RE: Was man heute im Deutschunterricht lernt
Was heißt Leidensdruck?
Es ist nicht eben schön, in Mathe ständig im hinteren Drittel zu krabsen und mit Zeitdruck durch die Aufgaben zu hechten, weil jeder Schritt immer mit dieser Versagensangst im Nacken gerechnet wird. Sie hat inzwischen etwas an Zuversicht in diesem Fach gewonnen, weil ihre Tutorin, bei der sie Förderstunden belegt hat seit ungefähr Oktober/November letzten Jahres, ihr schon einiges begreiflich machen konnte, was sie im Unterricht nicht verstanden hatte.
Vielleicht sollte ich erwähnen, dass Lisa mit einer 3 als Vornote in Mathe auf's Gymnasium gewechselt ist und ansonsten 2er und 1er gewohnt war. Mathe war immer schon ihr schwächstes Fach. Mit einer Durststrecke habe ich da absolut gerechnet. Die ersten Zeugnisse schwankten zwischen 3 und 4, das fand ich OK. Leider war's dann im letzten Halbjahr eine satte 5. Wie gesagt war nun die letzte Arbeit positiv für ihre Verhältnisse.
Worunter leidet sie? Sie leidet nicht unmittelbar darunter, dass sie mal irgendwo eine 5 schreibt, was ihr in Deutsch jedoch wirklich dramatisch auf's Gemüt geschlagen ist, denn da ist sie stets gut gewesen. Selbst die Lehrerin hat gesagt, dass das wirklich unerwartet übel gelaufen ist. Und sie hat gemeint, dass die Klasse bisher bravouröse Leistungen gebracht hat und jetzt insgesamt um gut eine Note abgesackt ist (was wohl über alle Fächer hinweg der Fall ist - frag mich nicht wieso).

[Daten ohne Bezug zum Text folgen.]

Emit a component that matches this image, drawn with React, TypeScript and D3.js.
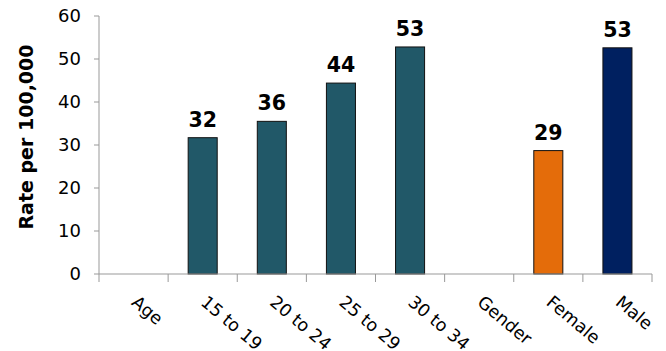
import React from "react";
import * as d3 from "d3";

const categories = ["Age", "15 to 19", "20 to 24", "25 to 29", "30 to 34", "Gender", "Female", "Male"];
const values: (number | null)[] = [null, 31.7, 35.5, 44.4, 52.8, null, 28.7, 52.6];
const labels: (string | null)[] = [null, "32", "36", "44", "53", null, "29", "53"];
const colors = ["#215868", "#215868", "#215868", "#215868", "#215868", "#215868", "#E46C0A", "#002060"];
const yTicks = [0, 10, 20, 30, 40, 50, 60];

const W = 666, H = 351;
const margin = { left: 99, right: 14, top: 16, bottom: 77 };

export default function App() {
  const x = d3.scaleBand<string>().domain(categories).range([margin.left, W - margin.right]).paddingInner(0).paddingOuter(0);
  const y = d3.scaleLinear().domain([0, 60]).range([H - margin.bottom, margin.top]);
  const bw = x.bandwidth() * 0.42;
  const font = "'DejaVu Sans', Verdana, sans-serif";
  const axisColor = "#999999";
  const y0 = y(0);
  return (
    <svg width={W} height={H} style={{ position: "absolute", left: 0, top: 0 }} fontFamily={font}>
      {/* bars */}
      {categories.map((c, i) => {
        const v = values[i];
        if (v == null) return null;
        const cx = (x(c) as number) + x.bandwidth() / 2;
        return (
          <g key={c}>
            <rect x={cx - bw / 2} y={y(v)} width={bw} height={y0 - y(v)} fill={colors[i]} stroke="#111" strokeWidth={1} />
            <text x={cx} y={y(v) - 11} textAnchor="middle" fontWeight="bold" fontSize={20.5} fill="#000">{labels[i]}</text>
          </g>
        );
      })}
      {/* y axis */}
      <line x1={margin.left} x2={margin.left} y1={y(60)} y2={y0} stroke={axisColor} strokeWidth={1} />
      {yTicks.map(t => (
        <g key={t}>
          <line x1={margin.left - 5} x2={margin.left} y1={y(t)} y2={y(t)} stroke={axisColor} />
          <text x={81} y={y(t)} dy="0.36em" textAnchor="end" fontSize={18} fill="#000">{t}</text>
        </g>
      ))}
      {/* x axis */}
      <line x1={margin.left} x2={W - margin.right} y1={y0} y2={y0} stroke={axisColor} strokeWidth={1} />
      {categories.concat(["end"]).map((c, i) => {
        const xx = margin.left + i * x.bandwidth();
        return <line key={"t" + i} x1={xx} x2={xx} y1={y0} y2={y0 + 8} stroke={axisColor} />;
      })}
      {categories.map(c => {
        const cx = (x(c) as number) + x.bandwidth() / 2;
        const ax = cx - 3, ay = 304;
        return (
          <text key={"l" + c} x={ax} y={ay} transform={`rotate(40 ${ax} ${ay})`} fontSize={17.5} fill="#000">{c}</text>
        );
      })}
      {/* y title */}
      <text transform={`translate(33 ${137}) rotate(-90)`} textAnchor="middle" fontWeight="bold" fontSize={19} fill="#000">Rate per 100,000</text>
    </svg>
  );
}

Am meisten leidet sie unter der Uneinigkeit im Klassenverband, unter dem Mobbing, unter der Unfairness mancher Mitschüler aber auch Lehrer. Sie ist eh ein eher stilleres Mädchen. Bei manchen Lehrern sagt sie gar nichts mehr im Unterricht, weil sie Angst hat, ausgelacht oder heruntergemacht zu werden. Sie weiß, dass sie nur mit Fragen durchkommt, mit Selbstbehauptung, aber genau da hat sie Defizite. Etwas mehr Engagement wäre sicher schön. Wenn ich sehe, wie liebevoll sie ihre Hefte/Mappen für Erdkunde oder Geschichte gestaltet, dann geht mir das Herz auf. Die Noten sind entsprechend gut.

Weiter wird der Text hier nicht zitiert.